## BEGIN ITEMS
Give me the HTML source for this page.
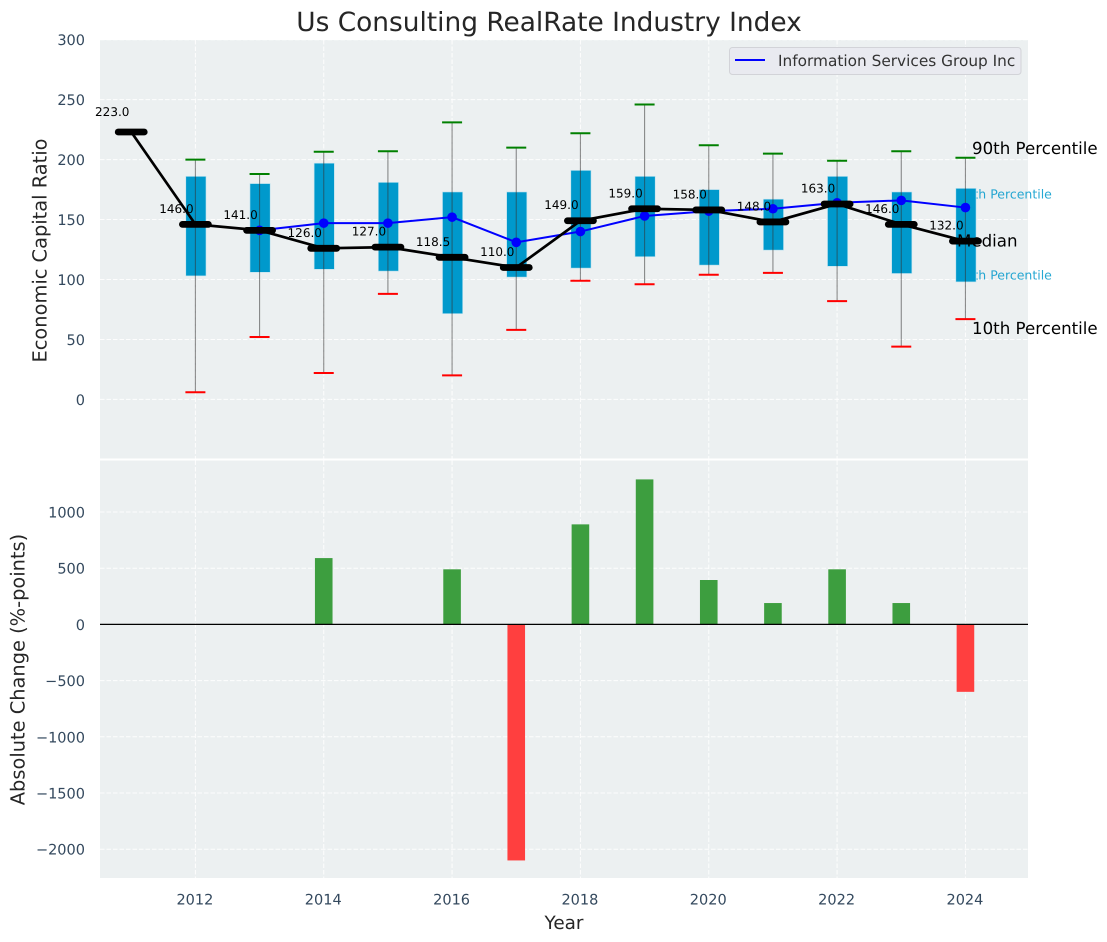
<!DOCTYPE html>
<html lang="en">
<head>
<meta charset="utf-8">
<title>Us Consulting RealRate Industry Index</title>
<style>
html,body{margin:0;padding:0;background:#fff;width:1107px;height:942px;overflow:hidden}
svg{display:block;font-family:"DejaVu Sans","Liberation Sans",sans-serif;text-rendering:geometricPrecision}
</style>
</head>
<body>
<svg id="chart" xmlns="http://www.w3.org/2000/svg" width="1107" height="942" viewBox="0 0 1107 942">
<text x="549" y="31" text-anchor="middle" font-size="26.4" fill="#262626">Us Consulting RealRate Industry Index</text>
<text transform="translate(46.5,250.5) rotate(-90)" text-anchor="middle" font-size="19.4" fill="#262626">Economic Capital Ratio</text>
<text transform="translate(24.5,669.5) rotate(-90)" text-anchor="middle" font-size="19.4" fill="#262626">Absolute Change (%-points)</text>
<text x="564" y="929" text-anchor="middle" font-size="18.4" fill="#262626">Year</text>
<g id="layer"></g>
</svg>
<script>
const years = [2012,2013,2014,2015,2016,2017,2018,2019,2020,2021,2022,2023,2024];
const p90 = [200,188,206.5,207,231,210,222,246,212,205,199,207,201.5];
const p75 = [186,180,197,181,173,173,191,186,175,167,186,173,176];
const p25 = [103,106,108.5,107,71.5,102,109.5,119,112,124.5,111,105,98];
const p10 = [6,52,22,88,20,58,99,96,104,105.5,82,44,67];
const medianYears = [2011,2012,2013,2014,2015,2016,2017,2018,2019,2020,2021,2022,2023,2024];
const medians = [223,146,141,126,127,118.5,110,149,159,158,148,163,146,132];
const companyYears = [2013,2014,2015,2016,2017,2018,2019,2020,2021,2022,2023,2024];
const companyValues = [141,147,147,152,131,140,153,157,159,164,166,160];
const changeYears = [2014,2016,2017,2018,2019,2020,2021,2022,2023,2024];
const changeValues = [590,490,-2100,890,1290,395,190,490,190,-600];
const xTicks = [2012,2014,2016,2018,2020,2022,2024];
const topYTicks = [0,50,100,150,200,250,300];
const bottomYTicks = [-2000,-1500,-1000,-500,0,500,1000];
const legendLabel = "Information Services Group Inc";

const NS = "http://www.w3.org/2000/svg";
const layer = document.getElementById("layer");
const X = yr => 195.4 + (yr - 2012) * 64.17;
const YT = v => 399.4 - 1.199 * v;
const YB = v => 624.4 - 0.1124 * v;
function mk(tag, attrs, parent) {
  const e = document.createElementNS(NS, tag);
  for (const k in attrs) e.setAttribute(k, attrs[k]);
  (parent || layer).appendChild(e);
  return e;
}
function label(x, y, str, size, fill, anchor) {
  const e = mk("text", {x: x, y: y, "font-size": size, fill: fill, "text-anchor": anchor || "start"});
  e.textContent = str;
  
  return e;
}

/* axes backgrounds */
let el = mk("rect", {x: 100, y: 40, width: 928, height: 418.5, fill: "#ecf0f1"});


el = mk("rect", {x: 100, y: 460.5, width: 928, height: 417.5, fill: "#ecf0f1"});



/* grid */
const gridStyle = {stroke: "#fff", "stroke-width": 1, "stroke-dasharray": "4.5 2", opacity: 0.9};
xTicks.forEach(t => {
  let g = mk("line", Object.assign({x1: X(t), x2: X(t), y1: 40, y2: 458.5}, gridStyle));
  
  
  g = mk("line", Object.assign({x1: X(t), x2: X(t), y1: 460.5, y2: 878}, gridStyle));
  
  
  const tl = label(X(t) - 0.5, 904.5, String(t), 14.5, "#34495e", "middle");
  
});
topYTicks.forEach(t => {
  const g = mk("line", Object.assign({x1: 100, x2: 1028, y1: YT(t), y2: YT(t)}, gridStyle));
  
  
  const tl = label(85, YT(t) + 5.5, String(t), 14.5, "#34495e", "end");
  
});
bottomYTicks.forEach(t => {
  const g = mk("line", Object.assign({x1: 100, x2: 1028, y1: YB(t), y2: YB(t)}, gridStyle));
  
  
  const tl = label(85, YB(t) + 5.5, String(t).replace("-", "\u2212"), 14.5, "#34495e", "end");
  
});

/* percentile annotations that sit behind the last box */
const lastIdx = years.length - 1;
el = label(957.5, YT(p75[lastIdx]) + 10, "75th Percentile", 12.5, "#0099cc");
el.setAttribute('opacity', '0.85');

el = label(957.5, YT(p25[lastIdx]) - 2.5, "25th Percentile", 12.5, "#0099cc");
el.setAttribute('opacity', '0.85');


/* box plot */
years.forEach((yr, i) => {
  const x = X(yr);
  const box = mk("rect", {x: x - 9.6, y: YT(p75[i]), width: 20.2, height: YT(p25[i]) - YT(p75[i]), fill: "#0099cc", stroke: "#bfe3ef", "stroke-width": 0.6});
  
  
  const whisk = mk("line", {x1: x, x2: x, y1: YT(p90[i]), y2: YT(p10[i]), stroke: "#333", "stroke-width": 1.1, opacity: 0.55});
  
  
  const top = mk("line", {x1: x - 10, x2: x + 10, y1: YT(p90[i]), y2: YT(p90[i]), stroke: "#008000", "stroke-width": 2});
  
  
  const bot = mk("line", {x1: x - 10, x2: x + 10, y1: YT(p10[i]), y2: YT(p10[i]), stroke: "#ff0000", "stroke-width": 2});
  
  
});

/* company series */
el = mk("polyline", {points: companyYears.map((y, i) => X(y) + "," + YT(companyValues[i])).join(" "), fill: "none", stroke: "#0000ff", "stroke-width": 2});


companyYears.forEach((y, i) => {
  const d = mk("circle", {cx: X(y), cy: YT(companyValues[i]), r: 4.8, fill: "#0000ff"});
  
  
});

/* right-hand annotations */
el = label(972, YT(p90[lastIdx]) - 4, "90th Percentile", 16.65, "#000");

el = label(972, YT(p10[lastIdx]) + 15, "10th Percentile", 16.65, "#000");

el = label(957, YT(medians[medians.length - 1]) + 5.5, "Median", 16.65, "#000");


/* median series */
el = mk("polyline", {points: medianYears.map((y, i) => X(y) + "," + YT(medians[i])).join(" "), fill: "none", stroke: "#000", "stroke-width": 2.7});


medianYears.forEach((y, i) => {
  const m = mk("line", {x1: X(y) - 13, x2: X(y) + 13, y1: YT(medians[i]), y2: YT(medians[i]), stroke: "#000", "stroke-width": 6.8, "stroke-linecap": "round"});
  
  
  const lift = i === 0 ? 16 : 11.5;
  const t = label(X(y) - 19, YT(medians[i]) - lift, medians[i].toFixed(1), 12, "#000", "middle");
  
});

/* change bars */
changeYears.forEach((y, i) => {
  const v = changeValues[i];
  const y0 = Math.min(YB(0), YB(v));
  const r = mk("rect", {x: X(y) - 8.8, y: y0, width: 17.6, height: Math.abs(YB(v) - YB(0)), fill: v >= 0 ? "#3d9e3f" : "#ff3f3f"});
  
  
});
el = mk("line", {x1: 100, x2: 1028, y1: YB(0), y2: YB(0), stroke: "#000", "stroke-width": 1.2});



/* legend */
el = mk("rect", {x: 729.5, y: 47.5, width: 291.5, height: 27, rx: 3, fill: "#e9eaf0", stroke: "#d2d3d8", "stroke-width": 1});


el = mk("line", {x1: 735, x2: 765, y1: 60, y2: 60, stroke: "#0000ff", "stroke-width": 2});


el = label(778, 66, legendLabel, 15.33, "#333");

</script>
</body>
</html>
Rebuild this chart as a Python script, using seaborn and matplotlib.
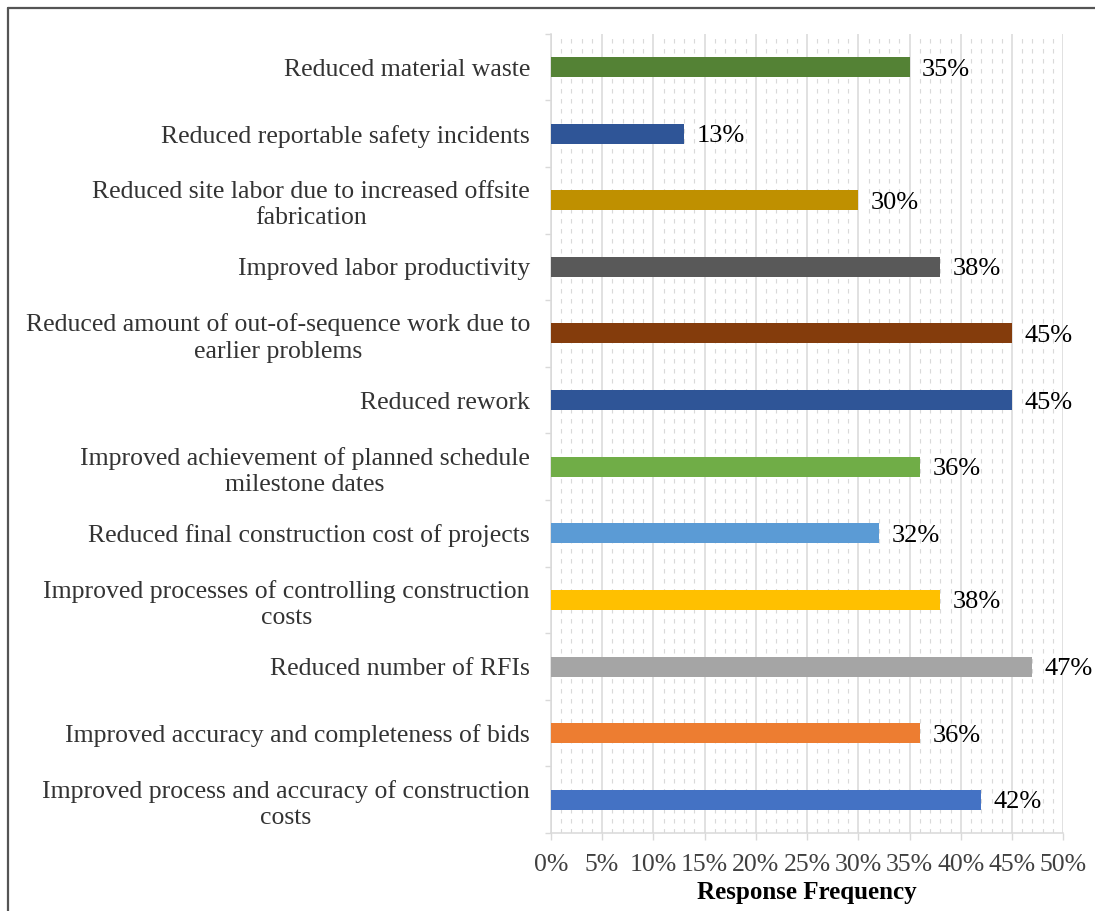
import matplotlib
matplotlib.use("Agg")
import matplotlib.pyplot as plt
import seaborn as sns
import pandas as pd
import numpy as np
from matplotlib.ticker import MultipleLocator, FixedLocator
from matplotlib.lines import Line2D

categories = [
    "Reduced material waste",
    "Reduced reportable safety incidents",
    "Reduced site labor due to increased offsite\nfabrication",
    "Improved labor productivity",
    "Reduced amount of out-of-sequence work due to\nearlier problems",
    "Reduced rework",
    "Improved achievement of planned schedule\nmilestone dates",
    "Reduced final construction cost of projects",
    "Improved processes of controlling construction\ncosts",
    "Reduced number of RFIs",
    "Improved accuracy and completeness of bids",
    "Improved process and accuracy of construction\ncosts",
]
values = [35, 13, 30, 38, 45, 45, 36, 32, 38, 47, 36, 42]
colors = ["#548235", "#2F5597", "#BF9000", "#595959", "#843C0C", "#2F5597",
          "#70AD47", "#5B9BD5", "#FFC000", "#A5A5A5", "#ED7D31", "#4472C4"]
xticks = [0, 5, 10, 15, 20, 25, 30, 35, 40, 45, 50]
xlabel = "Response Frequency"

df = pd.DataFrame({"cat": categories, "val": values})

sns.set_theme(style="white")
plt.rcParams["font.family"] = ["Liberation Serif", "DejaVu Serif"]

fig = plt.figure(figsize=(10.95, 9.11), dpi=100)
ax = fig.add_axes([0.503, 0.0855, 0.468, 0.8775])

sns.barplot(data=df, y="cat", x="val", hue="cat", palette=colors, legend=False,
            orient="h", width=0.3, linewidth=0, saturation=1, ax=ax, zorder=3)

ax.set_xlim(0, 50)
ax.set_ylim(len(categories) - 0.5, -0.5)

ax.xaxis.set_major_locator(FixedLocator(xticks))
ax.set_xticklabels([f"{t}%" for t in xticks])
ax.xaxis.set_minor_locator(MultipleLocator(1))
ax.grid(which="major", axis="x", color="#D9D9D9", linewidth=1.1, zorder=0)
ax.grid(which="minor", axis="x", color="#D9D9D9", linewidth=0.8,
        linestyle=(0, (4, 5)), zorder=0)
ax.grid(axis="y", visible=False)
ax.set_axisbelow(True)

for s in ["top", "right"]:
    ax.spines[s].set_visible(False)
for s in ["left", "bottom"]:
    ax.spines[s].set_color("#D9D9D9")
    ax.spines[s].set_linewidth(1.1)

ax.yaxis.set_minor_locator(FixedLocator(np.arange(-0.5, len(categories), 1)))
ax.tick_params(axis="y", which="major", length=0, pad=15, labelsize=18.5,
               labelcolor="#333333")
ax.tick_params(axis="y", which="minor", length=4, width=1, color="#D9D9D9", left=True)
ax.tick_params(axis="x", which="major", length=5, width=1, color="#D9D9D9",
               pad=10, labelsize=18.5, labelcolor="#404040", bottom=True)
ax.tick_params(axis="x", which="minor", length=0)
for lab in ax.get_yticklabels():
    lab.set_multialignment("center")
    lab.set_linespacing(1.25)

ax.set_ylabel("")
ax.set_xlabel(xlabel, fontsize=18, fontweight="bold", color="black", labelpad=4)

for c in ax.containers:
    texts = ax.bar_label(c, labels=[f"{v:.0f}%" for v in c.datavalues], padding=9,
                         fontsize=19, color="black")
    for t in texts:
        t.set_va("center_baseline")

fig.add_artist(Line2D([0.0073, 1.0], [0.9912, 0.9912], transform=fig.transFigure,
                      color="#555555", linewidth=1.6))
fig.add_artist(Line2D([0.0073, 0.0073], [0.0, 0.9912], transform=fig.transFigure,
                      color="#555555", linewidth=1.6))

fig.savefig("out.png", dpi=100)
## END ITEMS
• **THE EXERCISE**
Your first line is the one with "Rebuild this chart", and your last is the one with "from matplotlib.lines import Line2D". Copy those and every line between them exactly, without any pictures.

• **FULL OUTPUT**
Rebuild this chart as a Python script, using seaborn and matplotlib.
import matplotlib
matplotlib.use("Agg")
import matplotlib.pyplot as plt
import seaborn as sns
import pandas as pd
import numpy as np
from matplotlib.ticker import MultipleLocator, FixedLocator
from matplotlib.lines import Line2D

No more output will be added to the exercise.